Nyah Gentry can’t wait to pursue her childhood dream come September at UBC.
The Grade 12 student at South Delta Secondary is a recipient of the $40,000 Beedie Luminaries scholarship that she will apply towards her studies to become a veterinarian.
The Beedie Luminaries were created for promising British Columbia students who are facing financial adversity, are “resilient and gritty” and ready to make a “positive change” in their lives.
The application process was extensive.
“I had to make a one-minute ‘future focus’ video, explaining where I see myself and what I want to do with my future,” explained Gentry. “I also had to write an essay on my volunteer contributions and extracurriculars, and another about my personal life and the things I have gone through and what it has made me into.”
Raised by a single parent her entire life, Gentry and her mom Stacey lived in her grandparents’ basement in Surrey before moving to Tsawwassen prior to her Grade 8 school year. They also welcomed into their new home a soon-to-be 40-year-old with autism.
It was through her work at the Delta Community Living Society, Stacey got to know Roger Au. They developed such a bond through weekend outings and the occasional overnight stays that Stacey was hired by the Sources Society to home share with Roger.
“He was just a really great fit for us and he ended up needing a home, so we decided making that transition move as a family to Tsawwassen,” recalled Gentry. “He is the closest thing I have as a brother.”
The adjustment of attending SDSS proved to be a significant one for Nyah.
Being mixed race was never an issue in Surrey, a city loaded with multiculturalism in every school. South Delta was a much different environment and some kids can be cruel, she said.
“In Surrey I just never stood out. As soon as I came to Tsawwassen, I had my hair natural and I would get pointed at and laughed at, even by my friends, because my hair was big so I decided to straighten it permanently so I wouldn’t get laughed at,” said Gentry. “I have had people yell the ‘N’ word at me in the hallways and then just run away. I was asked a lot if I was adopted because my mom is white.”
Gentry has come out of it all a better and a more determined person, thriving in the classroom that led to her university opportunities.
“It has only made me a stronger person,” she continued. “It’s all guys to be honest and I have definitely put them in their place. (Laughing) There is a reason they run away.”

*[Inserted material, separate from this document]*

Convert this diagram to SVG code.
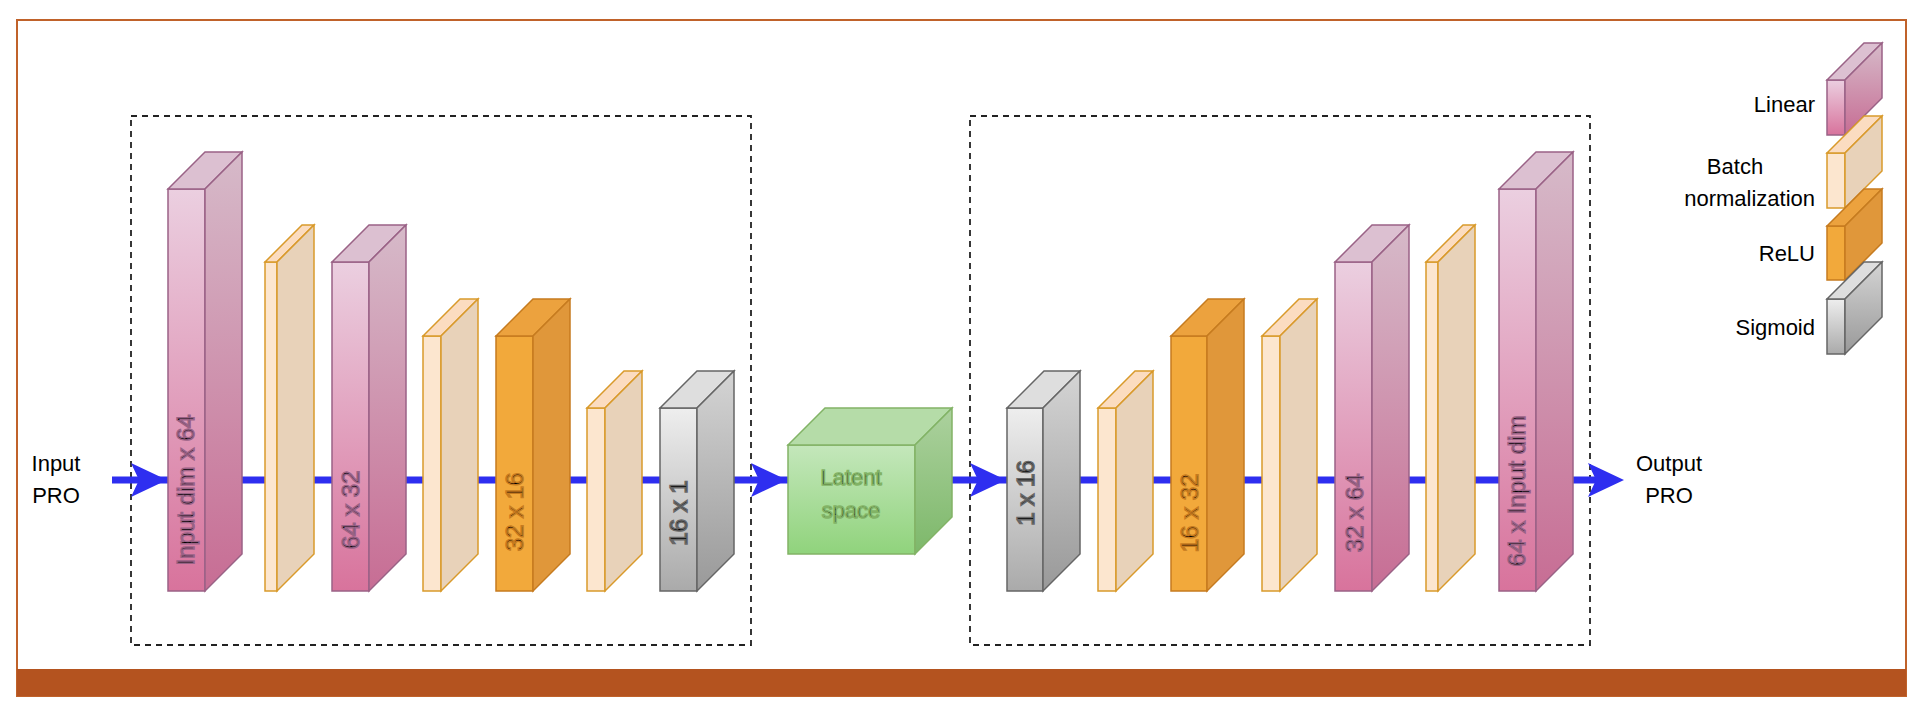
<svg xmlns="http://www.w3.org/2000/svg" width="1920" height="711" viewBox="0 0 1920 711">
<defs>
<linearGradient id="lf" x1="0" y1="0" x2="0" y2="1"><stop offset="0" stop-color="#ebcfe0"/><stop offset="1" stop-color="#d8739c"/></linearGradient>
<linearGradient id="ls" x1="0" y1="0" x2="0" y2="1"><stop offset="0" stop-color="#d6bac9"/><stop offset="1" stop-color="#c76d94"/></linearGradient>
<linearGradient id="sf" x1="0" y1="0" x2="0" y2="1"><stop offset="0" stop-color="#eeeeee"/><stop offset="1" stop-color="#aaaaaa"/></linearGradient>
<linearGradient id="ss" x1="0" y1="0" x2="0" y2="1"><stop offset="0" stop-color="#d4d4d4"/><stop offset="1" stop-color="#999999"/></linearGradient>
<linearGradient id="gf" x1="0" y1="0" x2="0" y2="1"><stop offset="0" stop-color="#c4e7bb"/><stop offset="1" stop-color="#90d37c"/></linearGradient>
<linearGradient id="gs" x1="0" y1="0" x2="0" y2="1"><stop offset="0" stop-color="#acd19e"/><stop offset="1" stop-color="#7db86a"/></linearGradient>
</defs>
<style>
text{font-family:"Liberation Sans",Arial,sans-serif;fill:#000}
.lab{font-size:22px}
.rot{font-size:24px;text-anchor:middle}
.lin .f{fill:url(#lf)} .lin .s{fill:url(#ls)} .lin .t{fill:#dcc0d1} .lin *{stroke:#9a6286;stroke-width:1.5}
.bn .f{fill:#fce6cf} .bn .s{fill:#e8d2b9} .bn .t{fill:#fbdcc0} .bn *{stroke:#d99a2b;stroke-width:1.5}
.re .f{fill:#f2a93b} .re .s{fill:#e0973a} .re .t{fill:#eca23e} .re *{stroke:#c67b1f;stroke-width:1.5}
.sg .f{fill:url(#sf)} .sg .s{fill:url(#ss)} .sg .t{fill:#dedede} .sg *{stroke:#666;stroke-width:1.5}
.lt .f{fill:url(#gf)} .lt .s{fill:url(#gs)} .lt .t{fill:#b5dca8} .lt *{stroke:#82b366;stroke-width:1.5}
.ah{fill:#2e2ef0}
.box{fill:none;stroke:#222;stroke-width:1.8;stroke-dasharray:6 5}
</style>
<rect x="17" y="20" width="1889" height="676" fill="#fff" stroke="#c0622a" stroke-width="2"/>
<rect x="17" y="669" width="1889" height="27" fill="#b4531f"/>
<rect class="box" x="131" y="116" width="620" height="529"/>
<rect class="box" x="970" y="116" width="620" height="529"/>
<g id="connectors">
<line x1="112" y1="480" x2="1610" y2="480" stroke="#2e2ef0" stroke-width="7"/>
</g>
<g id="L1" class="lin"><rect class="f" x="168" y="189" width="37" height="402"/><polygon class="t" points="168,189 205,152 242,152 205,189"/><polygon class="s" points="205,189 242,152 242,554 205,591"/><text class="rot" transform="translate(194,490) rotate(-90)">Input dim x 64</text></g>
<g id="B1" class="bn"><rect class="f" x="265" y="262" width="12" height="329"/><polygon class="t" points="265,262 302,225 314,225 277,262"/><polygon class="s" points="277,262 314,225 314,554 277,591"/></g>
<g id="L2" class="lin"><rect class="f" x="332" y="262" width="37" height="329"/><polygon class="t" points="332,262 369,225 406,225 369,262"/><polygon class="s" points="369,262 406,225 406,554 369,591"/><text class="rot" transform="translate(359,510) rotate(-90)">64 x 32</text></g>
<g id="B2" class="bn"><rect class="f" x="423" y="336" width="18" height="255"/><polygon class="t" points="423,336 460,299 478,299 441,336"/><polygon class="s" points="441,336 478,299 478,554 441,591"/></g>
<g id="R1" class="re"><rect class="f" x="496" y="336" width="37" height="255"/><polygon class="t" points="496,336 533,299 570,299 533,336"/><polygon class="s" points="533,336 570,299 570,554 533,591"/><text class="rot" transform="translate(523,512) rotate(-90)">32 x 16</text></g>
<g id="B3" class="bn"><rect class="f" x="587" y="408" width="18" height="183"/><polygon class="t" points="587,408 624,371 642,371 605,408"/><polygon class="s" points="605,408 642,371 642,554 605,591"/></g>
<g id="S1" class="sg"><rect class="f" x="660" y="408" width="37" height="183"/><polygon class="t" points="660,408 697,371 734,371 697,408"/><polygon class="s" points="697,408 734,371 734,554 697,591"/><text class="rot" transform="translate(687,513) rotate(-90)">16 x 1</text></g>
<g id="latent" class="lt"><rect class="f" x="788" y="445" width="127" height="109"/><polygon class="t" points="788,445 825,408 952,408 915,445"/><polygon class="s" points="915,445 952,408 952,517 915,554"/><text class="lab" x="851" y="485" text-anchor="middle">Latent</text><text class="lab" x="851" y="518" text-anchor="middle">space</text></g>
<g id="S2" class="sg"><rect class="f" x="1007" y="408" width="36" height="183"/><polygon class="t" points="1007,408 1044,371 1080,371 1043,408"/><polygon class="s" points="1043,408 1080,371 1080,554 1043,591"/><text class="rot" transform="translate(1034,493) rotate(-90)">1 x 16</text></g>
<g id="B4" class="bn"><rect class="f" x="1098" y="408" width="18" height="183"/><polygon class="t" points="1098,408 1135,371 1153,371 1116,408"/><polygon class="s" points="1116,408 1153,371 1153,554 1116,591"/></g>
<g id="R2" class="re"><rect class="f" x="1171" y="336" width="36" height="255"/><polygon class="t" points="1171,336 1208,299 1244,299 1207,336"/><polygon class="s" points="1207,336 1244,299 1244,554 1207,591"/><text class="rot" transform="translate(1198,513) rotate(-90)">16 x 32</text></g>
<g id="B5" class="bn"><rect class="f" x="1262" y="336" width="18" height="255"/><polygon class="t" points="1262,336 1299,299 1317,299 1280,336"/><polygon class="s" points="1280,336 1317,299 1317,554 1280,591"/></g>
<g id="L3" class="lin"><rect class="f" x="1335" y="262" width="37" height="329"/><polygon class="t" points="1335,262 1372,225 1409,225 1372,262"/><polygon class="s" points="1372,262 1409,225 1409,554 1372,591"/><text class="rot" transform="translate(1363,513) rotate(-90)">32 x 64</text></g>
<g id="B6" class="bn"><rect class="f" x="1426" y="262" width="12" height="329"/><polygon class="t" points="1426,262 1463,225 1475,225 1438,262"/><polygon class="s" points="1438,262 1475,225 1475,554 1438,591"/></g>
<g id="L4" class="lin"><rect class="f" x="1499" y="189" width="37" height="402"/><polygon class="t" points="1499,189 1536,152 1573,152 1536,189"/><polygon class="s" points="1536,189 1573,152 1573,554 1536,591"/><text class="rot" transform="translate(1525,491) rotate(-90)">64 x Input dim</text></g>
<g id="arrowheads">
<polygon class="ah" points="131,463 167,480 131,497 139,480"/>
<polygon class="ah" points="751,463 787,480 751,497 759,480"/>
<polygon class="ah" points="970,463 1006,480 970,497 978,480"/>
<polygon class="ah" points="1588,463 1624,480 1588,497 1596,480"/>
</g>
<g id="input"><text class="lab" x="56" y="471" text-anchor="middle">Input</text><text class="lab" x="56" y="503" text-anchor="middle">PRO</text></g>
<g id="output"><text class="lab" x="1669" y="471" text-anchor="middle">Output</text><text class="lab" x="1669" y="503" text-anchor="middle">PRO</text></g>
<g id="legend">
<g class="lin"><rect class="f" x="1827" y="80" width="18" height="55"/><polygon class="t" points="1827,80 1864,43 1882,43 1845,80"/><polygon class="s" points="1845,80 1882,43 1882,98 1845,135"/></g>
<g class="bn"><rect class="f" x="1827" y="153" width="18" height="55"/><polygon class="t" points="1827,153 1864,116 1882,116 1845,153"/><polygon class="s" points="1845,153 1882,116 1882,171 1845,208"/></g>
<g class="re"><rect class="f" x="1827" y="226" width="18" height="54"/><polygon class="t" points="1827,226 1864,189 1882,189 1845,226"/><polygon class="s" points="1845,226 1882,189 1882,243 1845,280"/></g>
<g class="sg"><rect class="f" x="1827" y="299" width="18" height="55"/><polygon class="t" points="1827,299 1864,262 1882,262 1845,299"/><polygon class="s" points="1845,299 1882,262 1882,317 1845,354"/></g>
<text class="lab" x="1815" y="112" text-anchor="end">Linear</text>
<text class="lab" x="1735" y="174" text-anchor="middle">Batch</text>
<text class="lab" x="1815" y="206" text-anchor="end">normalization</text>
<text class="lab" x="1815" y="261" text-anchor="end">ReLU</text>
<text class="lab" x="1815" y="335" text-anchor="end">Sigmoid</text>
</g>
</svg>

Gentry said she will let her hair go “natural” again when it comes time to begin her studies at Point Grey. She has wanted to be a vet for as long as she can remember and the French Immersion student describes herself as a “science nerd.”
“I’ve never been so sure of anything more in my life. There not a single doubt in my mind of what I am supposed to do in my life. Being a vet is my purpose. The way I feel in the presence of animals is indescribable,” she added.
“I always thought when I go university I will be able to grow out my hair naturally and be who I am rather than conform to what the society is. “I’m really looking forward to meeting people from different countries. Meeting students with same passion and drive I have.”
Three other students in the Delta School District also received Beedie Luminaries scholarships.
They include Naba Naqvi and Matthew Chan from North Delta's Seaquam Secondary and Beatrice Sebastian from North Delta's Burnsview Secondary.
Ryan Beedie, through his foundation, Beedie Luminaries, has awarded $5.1 million in scholarships to 112 B.C. Grade 12 students as well as 15 single parents looking to pursue further education.
This is the third year that Beedie Luminaries has given scholarships to high school students and the first year that it has awarded them to single parents.